Dustin’s Two Cents—Downloadable Content

7 06 2010

Here we are, a pleasant afternoon in summertime Georgia. A cat sleeps by the window, a cold Guinness rests on the coffee table, and a young man’s thoughts turn to Downloadable Content.

DLC has spawned some controversy lately in response to EA’s new online pass policy, in which certain features of the game will be free to play for those who buy the game new. These features will be available at an extra charge for those who rent the game or buy it used. Some feel that this is a rip-off for people who buy pre-owned games—a perfectly legitimate way to purchase them. Others drink the corporate Kool-Aid: content like this is simply a reward for contributing money to the people who made the game.

So, in which camp do I fall?

It’s a tricky question. Consider buying a car. If I go to the local Chevy dealership today and buy a new Malibu, they’ll offer to sell me a GPS package for a few hundred bucks. Fine. But what if the dealer gets the car with the GPS, rips out the navigation system, and sells it back to me after selling me the car at full price? Certainly that’s price gouging. People say the same thing about games—Day One DLC or free-for-first-owner content should be included at no cost.
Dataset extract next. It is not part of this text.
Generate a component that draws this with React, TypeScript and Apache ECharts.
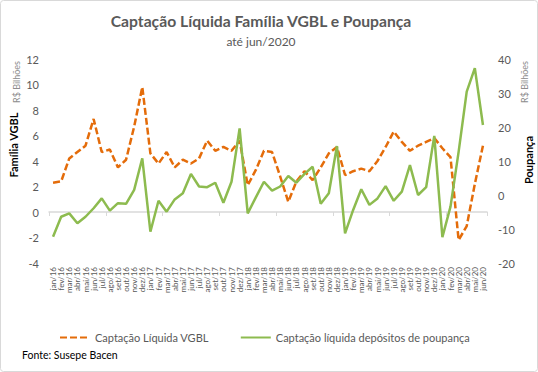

The problem is that there’s no standard for video games. Before you piss and moan that those new cars and tracks you can buy for your racing game were available day one, and should have been included, consider this: who’s to say how many cars or tracks should have been packed in for your sixty bucks? Different racing games vary wildly in content. The same goes for the number of quests in an RPG or maps in a first person shooter. To my way of thinking, just like with the car and its GPS, if the game makers spend more time and money on a piece of content, they should be able to charge for it—even if it’s available day one. (And note that games usually go “gold” and finish production a few weeks before they arrive on store shelves. That “Day One” content may not have been ready in time to make it onto the disc.)

The real tricky problem comes when you buy some shiny new DLC and find the download is only a few kilobytes. That’s right: you just paid for something that was already on your game disc. Is this price gouging? Again, I would argue that if that content required more resources than the publisher/developer would have spent on the game normally, they have a right to ask for more of your money for it. This isn’t actually new—when you purchase the Student or Basic editions of Microsoft Windows or Office the disc you buy contains the premium versions of the software—if you cough up the cash to pay the difference.

I suppose we won’t settle this argument today. I haven’t even touched on the tragedy that is promising free content to first owners when a big chunk of console gamers don’t have their boxes hooked up to the internet. But try to remember that without the extra revenue of DLC, your games might go up to seventy or eighty dollars in the future.

And that leaves less money for beer.